Job: Line by line, reproduce exactly the beginning of the listing below, ending with the line that contains "fig = go.Figure()" and adding nothing.

Provided data:
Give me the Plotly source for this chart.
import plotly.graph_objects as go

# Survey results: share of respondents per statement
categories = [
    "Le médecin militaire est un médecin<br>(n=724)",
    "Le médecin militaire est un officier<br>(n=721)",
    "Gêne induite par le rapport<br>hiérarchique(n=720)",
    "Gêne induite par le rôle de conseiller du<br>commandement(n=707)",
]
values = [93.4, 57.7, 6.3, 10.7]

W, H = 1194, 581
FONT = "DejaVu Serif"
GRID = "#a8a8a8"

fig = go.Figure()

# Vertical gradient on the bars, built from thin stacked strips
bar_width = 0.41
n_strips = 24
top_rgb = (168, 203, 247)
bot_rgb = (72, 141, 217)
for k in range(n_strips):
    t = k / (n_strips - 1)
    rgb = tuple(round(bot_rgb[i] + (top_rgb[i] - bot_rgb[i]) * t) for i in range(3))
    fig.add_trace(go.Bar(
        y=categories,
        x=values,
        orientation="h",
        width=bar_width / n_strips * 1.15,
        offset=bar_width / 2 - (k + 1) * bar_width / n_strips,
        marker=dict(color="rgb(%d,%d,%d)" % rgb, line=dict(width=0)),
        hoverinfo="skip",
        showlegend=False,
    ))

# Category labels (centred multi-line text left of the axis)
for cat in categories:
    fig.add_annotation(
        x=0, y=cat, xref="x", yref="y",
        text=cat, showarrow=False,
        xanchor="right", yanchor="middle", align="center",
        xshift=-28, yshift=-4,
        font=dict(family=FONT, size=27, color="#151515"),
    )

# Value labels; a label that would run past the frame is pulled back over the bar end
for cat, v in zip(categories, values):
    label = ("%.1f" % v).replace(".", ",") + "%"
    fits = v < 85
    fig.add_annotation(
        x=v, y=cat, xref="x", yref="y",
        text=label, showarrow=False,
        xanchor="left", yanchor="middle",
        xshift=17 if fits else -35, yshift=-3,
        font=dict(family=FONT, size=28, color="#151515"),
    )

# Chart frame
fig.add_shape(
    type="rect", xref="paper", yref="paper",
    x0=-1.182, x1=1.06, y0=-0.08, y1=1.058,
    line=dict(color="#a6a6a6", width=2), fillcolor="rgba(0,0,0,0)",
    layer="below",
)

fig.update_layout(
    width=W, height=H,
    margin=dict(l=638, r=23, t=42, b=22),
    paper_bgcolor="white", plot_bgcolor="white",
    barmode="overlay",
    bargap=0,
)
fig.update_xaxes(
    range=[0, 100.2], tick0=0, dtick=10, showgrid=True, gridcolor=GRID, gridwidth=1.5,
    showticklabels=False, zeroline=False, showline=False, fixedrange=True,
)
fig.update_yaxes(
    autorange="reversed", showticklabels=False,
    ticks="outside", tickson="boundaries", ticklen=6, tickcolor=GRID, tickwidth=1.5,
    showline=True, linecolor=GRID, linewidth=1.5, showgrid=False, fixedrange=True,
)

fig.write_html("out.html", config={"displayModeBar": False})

Response:
Give me the Plotly source for this chart.
import plotly.graph_objects as go

# Survey results: share of respondents per statement
categories = [
    "Le médecin militaire est un médecin<br>(n=724)",
    "Le médecin militaire est un officier<br>(n=721)",
    "Gêne induite par le rapport<br>hiérarchique(n=720)",
    "Gêne induite par le rôle de conseiller du<br>commandement(n=707)",
]
values = [93.4, 57.7, 6.3, 10.7]

W, H = 1194, 581
FONT = "DejaVu Serif"
GRID = "#a8a8a8"

fig = go.Figure()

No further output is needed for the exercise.